There’s an old political cartoon I can’t find a picture of right now, that was a timeline from WW1 to WW2, side by side comparison over the decades of apartment buildings and battleships. The joke was the battleships got bigger and bigger as the needs for them did but the apartment buildings stayed the same size.
Every time I see someone lament an “unaffordable” New York – which is most people – as often than not what they complain about is the fact that they’re okay because they bought years ago and the maintenance is lower than median rent but their neighbors are more monocultural and transient nowadays. Their “ideal” is exactly where they are, but backwards in time.
Sometimes it’s because they’re locked into a regulated lease which is likened to a pair of golden handcuffs, where they’re hanging on for dear life because they can’t, say, move into a larger apartment in the same neighborhood when a child is born. Their ideal is exactly where they are, with more freedom to move about as life’s requirements change.
Some manage to get that by literally winning a lottery and being placed in a housing complex where they can transfer their ownership to a larger or smaller unit in the same complex, and those lucky few themselves hang onto for dear life so much they’re known in the city planning world as “naturally occurring retirement communities,” and thus also die a spiritual death.
All envision a New York with the same infrastructure as before but… “more affordable,” which can only happen with fewer people demanding housing. But with fewer people comes fewer tax proceeds comes fewer public programs comes fewer people, i.e. the death spiral of a city.
To me there is only one way to go, and that way is up. When the dominant housing units of New York City are literally century-old rowhouses and tenements, it’s the infrastructure that needs to be updated. Living in the husk of yesteryear does not maintain the culture one expects of the city, which is and should be constantly renewing.

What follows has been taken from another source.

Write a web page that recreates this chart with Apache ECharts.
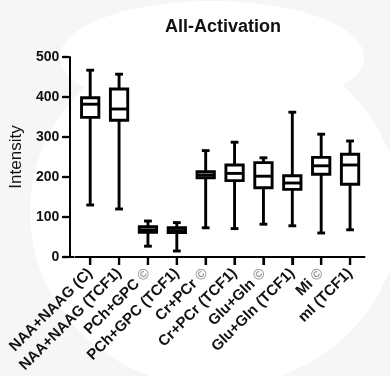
<!DOCTYPE html>
<html>
<head>
<meta charset="utf-8">
<script src="https://cdn.jsdelivr.net/npm/echarts@6/dist/echarts.min.js"></script>
<style>
  html, body { margin: 0; padding: 0; background: #fff; }
  #main { width: 390px; height: 376px; }
</style>
</head>
<body>
<div id="main"></div>
<script>
var categories = ['NAA+NAAG (C)', 'NAA+NAAG (TCF1)', 'PCh+GPC ©', 'PCh+GPC (TCF1)', 'Cr+PCr ©',
  'Cr+PCr (TCF1)', 'Glu+Gln ©', 'Glu+Gln (TCF1)', 'Mi ©', 'mI (TCF1)'];
var mins    = [130, 120, 27, 15, 73, 71, 82, 78, 60, 68];
var q1s     = [349, 342, 62, 61, 198, 191, 173, 169, 207, 182];
var medians = [382, 370, 68, 66, 205, 209, 202, 185, 228, 230];
var q3s     = [398, 420, 76, 73, 213, 230, 236, 203, 249, 257];
var maxs    = [467, 457, 90, 86, 266, 287, 248, 362, 307, 290];
var yTicks  = [0, 100, 200, 300, 400, 500];

var boxData = categories.map(function (c, i) {
  return [i, mins[i], q1s[i], medians[i], q3s[i], maxs[i]];
});

var FONT = 'Liberation Sans, Arial, sans-serif';
var gridLeft = 74.5, gridTop = 57, gridBottom = 119, yOffset = 6.5;
var chart = echarts.init(document.getElementById('main'));

function renderBox(params, api) {
  var x = api.value(0);
  var lo = api.coord([x, api.value(1)]);
  var q1 = api.coord([x, api.value(2)]);
  var md = api.coord([x, api.value(3)]);
  var q3 = api.coord([x, api.value(4)]);
  var hi = api.coord([x, api.value(5)]);
  var bw = api.size([1, 0])[0] * 0.6;
  var cw = bw * 0.45;
  var cx = lo[0];
  var st = { stroke: '#000', lineWidth: 2.9, fill: null };
  return {
    type: 'group',
    children: [
      { type: 'line', shape: { x1: cx, y1: hi[1], x2: cx, y2: q3[1] }, style: st },
      { type: 'line', shape: { x1: cx, y1: q1[1], x2: cx, y2: lo[1] }, style: st },
      { type: 'line', shape: { x1: cx - cw / 2, y1: hi[1], x2: cx + cw / 2, y2: hi[1] }, style: st },
      { type: 'line', shape: { x1: cx - cw / 2, y1: lo[1], x2: cx + cw / 2, y2: lo[1] }, style: st },
      { type: 'rect', shape: { x: cx - bw / 2, y: q3[1], width: bw, height: q1[1] - q3[1] },
        style: { stroke: '#000', lineWidth: 2.9, fill: '#fff' } },
      { type: 'line', shape: { x1: cx - bw / 2, y1: md[1], x2: cx + bw / 2, y2: md[1] }, style: st }
    ]
  };
}

// faint watermark behind the chart
var bgShapes = [
  { type: 'ellipse', silent: true, z: -10, shape: { cx: 215, cy: 212, rx: 185, ry: 175 }, style: { fill: '#fff' } },
  { type: 'ellipse', silent: true, z: -10, shape: { cx: 212, cy: 57, rx: 152, ry: 56 }, style: { fill: '#fff' } }
];

var option = {
  backgroundColor: '#f6f6f6',
  title: {
    text: 'All-Activation',
    left: 218, top: 13, textAlign: 'center',
    textStyle: { fontFamily: FONT, fontWeight: 'bold', fontSize: 18, color: '#111' }
  },
  grid: { left: gridLeft, right: 25.5, top: gridTop, bottom: gridBottom },
  xAxis: {
    type: 'category',
    data: categories,
    axisLine: { lineStyle: { color: '#000', width: 2 } },
    axisTick: { show: true, inside: false, alignWithLabel: true, length: 8, lineStyle: { color: '#000', width: 2.2 } },
    axisLabel: {
      rotate: 45, interval: 0, margin: 14,
      fontFamily: FONT, fontWeight: 'bold', fontSize: 15, color: '#111',
      formatter: function (v) { return v.replace('©', '{c|©}'); },
      rich: { c: { color: '#999', fontFamily: FONT, fontSize: 15 } }
    },
    splitLine: { show: false }
  },
  yAxis: {
    type: 'value',
    min: 0, max: 500, interval: 100,
    offset: yOffset,
    name: 'Intensity',
    nameLocation: 'middle',
    nameGap: 41,
    nameTextStyle: { fontFamily: FONT, fontSize: 17, color: '#111' },
    axisLine: { show: true, lineStyle: { color: '#000', width: 2 } },
    axisTick: { show: true, inside: false, length: 6, lineStyle: { color: '#000', width: 2.2 } },
    axisLabel: {
      margin: 10,
      fontFamily: FONT, fontWeight: 'bold', fontSize: 14, color: '#111',
      formatter: function (v) { return yTicks.indexOf(v) >= 0 ? String(v) : ''; }
    },
    splitLine: { show: false }
  },
  graphic: bgShapes,
  series: [{
    type: 'custom',
    renderItem: renderBox,
    data: boxData,
    encode: { x: 0, y: [1, 2, 3, 4, 5] },
    z: 5
  }]
};

chart.setOption(option);

// tick marks placed through the axes' own scales
var axisX = gridLeft - yOffset;
var axisY = chart.convertToPixel({ yAxisIndex: 0 }, 0);
var tickEls = [
  { type: 'line', z: 10, shape: { x1: axisX - 1, y1: axisY, x2: gridLeft, y2: axisY }, style: { stroke: '#000', lineWidth: 2 } }
];
yTicks.forEach(function (v) {
  var py = chart.convertToPixel({ yAxisIndex: 0 }, v);
  tickEls.push({ type: 'line', z: 10, shape: { x1: axisX - 6, y1: py, x2: axisX, y2: py }, style: { stroke: '#000', lineWidth: 2.2 } });
});
categories.forEach(function (c, i) {
  var px = chart.convertToPixel({ xAxisIndex: 0 }, i);
  tickEls.push({ type: 'line', z: 10, shape: { x1: px, y1: axisY, x2: px, y2: axisY + 8 }, style: { stroke: '#000', lineWidth: 2.2 } });
});
chart.setOption({ graphic: bgShapes.concat(tickEls) });
</script>
</body>
</html>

New York, being a New World industrial city, has been somewhat unique among cities in that it has never suffered a major fire, nor suffered bombing, but instead has renewed itself through demolition and real estate speculation. Most Old World cities’ business districts are on the periphery. New York just put them square in the center, bulldozing whatever came before. New York has demolished more monuments than most cities ever built, and yet still remained quintessentially New York. That is the New York that should be followed.